Records date back to pre-Anglo-Saxon times, when it was known as Egmondesham, and by the time that the Domesday Book was written around 1086 it had become known as Elmodesham. The Domesday entry is as follows:

Geoffrey de Mandeville holds Amersham. It answers for 7½ hides. Land for 16 ploughs; in lordship 2 hides; 3 ploughs there. 14 villagers with 4 smallholders have 9 ploughs; a further 4 possible. 7 slaves; meadow for 16 ploughs; woodland 400 pigs. The total value is and was £9; before 1066 £16. Queen Edith held this manor.

Queen Edith was the wife of Edward the Confessor and sister of king Harold, and after her death in 1075 the land passed to William the Conqueror who granted it to Geoffrey de Mandeville.

In 1200 Geoffrey, Earl of Essex obtained a charter for Amersham allowing him to hold a Friday market and a fair on 7 and 8 September. In 1613 a new charter was granted to Edward, Earl of Bedford, changing the market day to Tuesday and establishing a statute fair on 19 September.

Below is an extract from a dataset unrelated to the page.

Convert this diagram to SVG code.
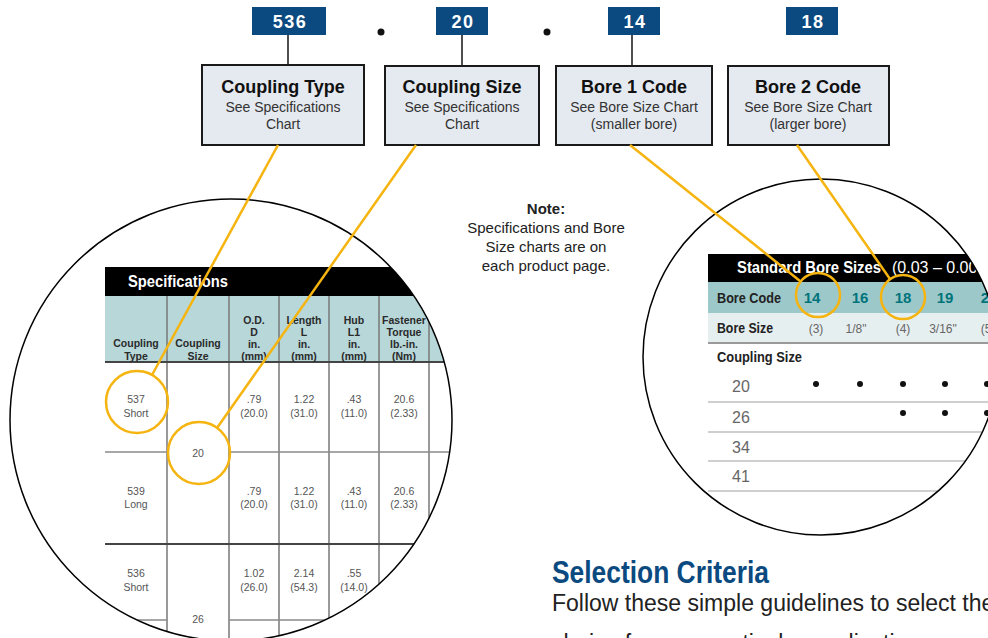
<svg xmlns="http://www.w3.org/2000/svg" width="988" height="638" viewBox="0 0 988 638">
<style>
.code{fill:#0b4a80}
.codet{font-family:'Liberation Sans',Arial,sans-serif;font-weight:bold;font-size:18px;fill:#fff;text-anchor:middle;letter-spacing:1.5px}
.box{fill:#e5e9f0;stroke:#1a1a1a;stroke-width:2}
.bt{font-family:'Liberation Sans',Arial,sans-serif;font-weight:bold;font-size:18px;fill:#111;text-anchor:middle}
.bs{font-family:'Liberation Sans',Arial,sans-serif;font-size:14px;fill:#333;text-anchor:middle}
.stem{stroke:#222;stroke-width:1.6;fill:none}
.yl{stroke:#f5b40f;stroke-width:2.5;fill:none}
.lens{fill:none;stroke:#000;stroke-width:1.5}
.hd{font-family:'Liberation Sans Narrow','Liberation Sans',Arial,sans-serif;font-weight:bold;font-size:10.5px;fill:#2a2a2a;text-anchor:middle}
.dt{font-family:'Liberation Sans Narrow','Liberation Sans',Arial,sans-serif;font-size:10.5px;fill:#555;text-anchor:middle}
.col{stroke:#777;stroke-width:1.5}
.rl{stroke:#8a8a8a;stroke-width:1.5}
.heavy{stroke:#444;stroke-width:2.2}
.rb{font-family:'Liberation Sans Narrow','Liberation Sans',Arial,sans-serif;font-weight:bold;font-size:15px;fill:#222}
.tn{font-family:'Liberation Sans Narrow','Liberation Sans',Arial,sans-serif;font-weight:bold;font-size:15px;fill:#00747a;text-anchor:middle}
.bv{font-family:'Liberation Sans Narrow','Liberation Sans',Arial,sans-serif;font-size:12px;fill:#666;text-anchor:middle}
.cs{font-family:'Liberation Sans',Arial,sans-serif;font-size:16px;fill:#666}
.rline{stroke:#cfcfcf;stroke-width:2}
.note{font-family:'Liberation Sans',Arial,sans-serif;font-size:15px;fill:#222;text-anchor:middle}
</style>
<defs>
<clipPath id="clipL"><circle cx="231" cy="420" r="221"/></clipPath>
<clipPath id="clipR"><circle cx="821" cy="357" r="178"/></clipPath>
</defs>
<rect width="988" height="638" fill="#fff"/>

<g id="code-536"><rect class="code" x="252" y="7" width="74" height="28"/><text class="codet" x="290" y="28">536</text></g>
<g id="dot-1"><circle cx="381" cy="32" r="3.5" fill="#111"/></g>
<g id="code-20"><rect class="code" x="436" y="7" width="52" height="28"/><text class="codet" x="463" y="28">20</text></g>
<g id="dot-2"><circle cx="547" cy="32" r="3.5" fill="#111"/></g>
<g id="code-14"><rect class="code" x="608" y="7" width="52" height="28"/><text class="codet" x="635" y="28">14</text></g>
<g id="code-18"><rect class="code" x="786" y="7" width="52" height="28"/><text class="codet" x="813" y="28">18</text></g>

<g id="box-coupling-type"><rect class="box" x="202" y="65" width="162" height="80"/>
<text class="bt" x="283" y="93">Coupling Type</text>
<text class="bs" x="283" y="112">See Specifications</text>
<text class="bs" x="283" y="129">Chart</text></g>
<g id="box-coupling-size"><rect class="box" x="385" y="66" width="154" height="79"/>
<text class="bt" x="462" y="93">Coupling Size</text>
<text class="bs" x="462" y="112">See Specifications</text>
<text class="bs" x="462" y="129">Chart</text></g>
<g id="box-bore1"><rect class="box" x="556" y="66" width="156" height="79"/>
<text class="bt" x="634" y="93">Bore 1 Code</text>
<text class="bs" x="634" y="112">See Bore Size Chart</text>
<text class="bs" x="634" y="129">(smaller bore)</text></g>
<g id="box-bore2"><rect class="box" x="728" y="66" width="161" height="79"/>
<text class="bt" x="808" y="93">Bore 2 Code</text>
<text class="bs" x="808" y="112">See Bore Size Chart</text>
<text class="bs" x="808" y="129">(larger bore)</text></g>

<g id="note">
<text class="note" x="546" y="214" font-weight="bold">Note:</text>
<text class="note" x="546" y="233">Specifications and Bore</text>
<text class="note" x="546" y="252">Size charts are on</text>
<text class="note" x="546" y="271">each product page.</text>
</g>

<g id="spec-chart">
<g clip-path="url(#clipL)">
<rect x="105" y="267" width="400" height="29" fill="#000"/>
<text x="128" y="287" font-family="'Liberation Sans Narrow','Liberation Sans',Arial,sans-serif" font-weight="bold" font-size="17" fill="#fff" textLength="100" lengthAdjust="spacingAndGlyphs">Specifications</text>
<rect x="105" y="296" width="400" height="66" fill="#b7d7d9"/>
<line class="col" x1="167" y1="296" x2="167" y2="640"/>
<line class="col" x1="229" y1="296" x2="229" y2="640"/>
<line class="col" x1="279" y1="296" x2="279" y2="640"/>
<line class="col" x1="329" y1="296" x2="329" y2="640"/>
<line class="col" x1="379" y1="296" x2="379" y2="640"/>
<line class="col" x1="429" y1="296" x2="429" y2="640"/>
<line class="heavy" x1="105" y1="362" x2="505" y2="362"/>
<line class="rl" x1="105" y1="452" x2="167" y2="452"/>
<line class="rl" x1="229" y1="452" x2="505" y2="452"/>
<line class="heavy" x1="105" y1="544" x2="505" y2="544"/>
<line class="rl" x1="105" y1="620" x2="167" y2="620"/>
<line class="rl" x1="229" y1="620" x2="505" y2="620"/>
<text class="hd" x="136" y="347">Coupling</text><text class="hd" x="136" y="360">Type</text>
<text class="hd" x="198" y="347">Coupling</text><text class="hd" x="198" y="360">Size</text>
<text class="hd" x="254" y="324">O.D.</text><text class="hd" x="254" y="336">D</text><text class="hd" x="254" y="348">in.</text><text class="hd" x="254" y="360">(mm)</text>
<text class="hd" x="304" y="324">Length</text><text class="hd" x="304" y="336">L</text><text class="hd" x="304" y="348">in.</text><text class="hd" x="304" y="360">(mm)</text>
<text class="hd" x="354" y="324">Hub</text><text class="hd" x="354" y="336">L1</text><text class="hd" x="354" y="348">in.</text><text class="hd" x="354" y="360">(mm)</text>
<text class="hd" x="404" y="324">Fastener</text><text class="hd" x="404" y="336">Torque</text><text class="hd" x="404" y="348">lb.-in.</text><text class="hd" x="404" y="360">(Nm)</text>
<text class="dt" x="136" y="403">537</text><text class="dt" x="136" y="417">Short</text>
<text class="dt" x="254" y="403">.79</text><text class="dt" x="254" y="417">(20.0)</text>
<text class="dt" x="304" y="403">1.22</text><text class="dt" x="304" y="417">(31.0)</text>
<text class="dt" x="354" y="403">.43</text><text class="dt" x="354" y="417">(11.0)</text>
<text class="dt" x="404" y="403">20.6</text><text class="dt" x="404" y="417">(2.33)</text>
<text class="dt" x="198" y="457">20</text>
<text class="dt" x="136" y="495">539</text><text class="dt" x="136" y="508">Long</text>
<text class="dt" x="254" y="495">.79</text><text class="dt" x="254" y="508">(20.0)</text>
<text class="dt" x="304" y="495">1.22</text><text class="dt" x="304" y="508">(31.0)</text>
<text class="dt" x="354" y="495">.43</text><text class="dt" x="354" y="508">(11.0)</text>
<text class="dt" x="404" y="495">20.6</text><text class="dt" x="404" y="508">(2.33)</text>
<text class="dt" x="136" y="577">536</text><text class="dt" x="136" y="591">Short</text>
<text class="dt" x="254" y="577">1.02</text><text class="dt" x="254" y="591">(26.0)</text>
<text class="dt" x="304" y="577">2.14</text><text class="dt" x="304" y="591">(54.3)</text>
<text class="dt" x="354" y="577">.55</text><text class="dt" x="354" y="591">(14.0)</text>
<text class="dt" x="198" y="623">26</text>
</g>
<circle class="lens" cx="231" cy="420" r="221"/>
</g>

<g id="bore-chart">
<g clip-path="url(#clipR)">
<rect x="708" y="254" width="300" height="28" fill="#000"/>
<text x="737" y="273" font-family="'Liberation Sans Narrow','Liberation Sans',Arial,sans-serif" font-weight="bold" font-size="16" fill="#fff"><tspan textLength="144" lengthAdjust="spacingAndGlyphs">Standard Bore Sizes</tspan><tspan x="892" font-weight="normal">(0.03 – 0.00mm)</tspan></text>
<rect x="708" y="282" width="300" height="31" fill="#9dc8ca"/>
<rect x="708" y="313" width="300" height="30" fill="#e6eff0"/>
<line x1="708" y1="343" x2="1008" y2="343" stroke="#9a9a9a" stroke-width="2"/>
<text class="rb" x="717" y="303" textLength="64" lengthAdjust="spacingAndGlyphs">Bore Code</text>
<text class="tn" x="812" y="303">14</text><text class="tn" x="860" y="303">16</text><text class="tn" x="903" y="303">18</text><text class="tn" x="945" y="303">19</text><text class="tn" x="989" y="303">20</text>
<text class="rb" x="717" y="333" textLength="56" lengthAdjust="spacingAndGlyphs">Bore Size</text>
<text class="bv" x="816" y="333">(3)</text><text class="bv" x="856" y="333">1/8"</text><text class="bv" x="903" y="333">(4)</text><text class="bv" x="943" y="333">3/16"</text><text class="bv" x="988" y="333">(5)</text>
<text class="rb" x="717" y="362" textLength="85" lengthAdjust="spacingAndGlyphs">Coupling Size</text>
<text class="cs" x="732" y="392">20</text>
<text class="cs" x="732" y="423">26</text>
<text class="cs" x="732" y="453">34</text>
<text class="cs" x="732" y="482">41</text>
<line class="rline" x1="708" y1="402" x2="1008" y2="402"/>
<line class="rline" x1="708" y1="432" x2="1008" y2="432"/>
<line class="rline" x1="708" y1="461" x2="1008" y2="461"/>
<line class="rline" x1="708" y1="491" x2="1008" y2="491"/>
<g fill="#111">
<circle cx="816" cy="384" r="3"/><circle cx="860" cy="384" r="3"/><circle cx="903" cy="384" r="3"/><circle cx="945" cy="384" r="3"/><circle cx="987" cy="384" r="3"/>
<circle cx="903" cy="413" r="3"/><circle cx="945" cy="413" r="3"/><circle cx="987" cy="413" r="3"/>
</g>
</g>
<circle class="lens" cx="821" cy="357" r="178"/>
</g>

<g id="connectors">
<line class="stem" x1="288" y1="35" x2="288" y2="65"/>
<line class="stem" x1="462" y1="35" x2="462" y2="66"/>
<line class="stem" x1="632" y1="35" x2="632" y2="66"/>
<line class="yl" x1="278" y1="145" x2="152" y2="375"/>
<line class="yl" x1="416" y1="145" x2="217" y2="428"/>
<line class="yl" x1="630" y1="145" x2="800" y2="281"/>
<line class="yl" x1="797" y1="145" x2="890" y2="279"/>
<circle class="yl" cx="137" cy="402" r="31"/>
<circle class="yl" cx="199" cy="453" r="31"/>
<circle class="yl" cx="818" cy="295" r="22"/>
<circle class="yl" cx="903" cy="297" r="22"/>
</g>

<g id="selection-criteria">
<text x="552" y="583" font-family="'Liberation Sans Narrow','Liberation Sans',Arial,sans-serif" font-weight="bold" font-size="31" fill="#0b4a80" textLength="217" lengthAdjust="spacingAndGlyphs">Selection Criteria</text>
<text x="552" y="611" font-family="'Liberation Sans',Arial,sans-serif" font-size="23" fill="#222">Follow these simple guidelines to select the</text>
<text x="552" y="651" font-family="'Liberation Sans',Arial,sans-serif" font-size="23" fill="#222">choice for your particular application.</text>
</g>
</svg>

In 1521 seven Lollard dissenters (William Tylsworth, John Scrivener, Thomas Barnard, James Morden, Robert Rave, Thomas Holmes and Joan Norman) were burned at the stake in Amersham A memorial to them was built in 1931 and is inscribed as follows: "In the shallow of depression at a spot 100 yards left of this monument seven Protestants, six men and one woman were burned to death at the stake. They died for the principles of religious liberty,for the right to read and interpret the Holy Scriptures and to worship God according to their consciences as revealed through God's Holy Word". The Universal Magazine of September 1749 (p139) quotes that 'William Tylesworth' was in fact burnt in 1506, and that Thomas Bernard and James Morden, a labourer, were burnt about two years later

The area of the town now known as Amersham on the Hill was referred to as Amersham Common until after the arrival of the Metropolitan Line in 1892. After this date growth of the new area of the town gradually accelerated, with much work being done by the architect John Kennard). It is now known locally as "Top Amersham","the Top Town" or "the New Town".

In 1931, the architect Amyas Connell completed the Grade II listed art deco house, "High and Over" in Amersham. It has been used as a film location.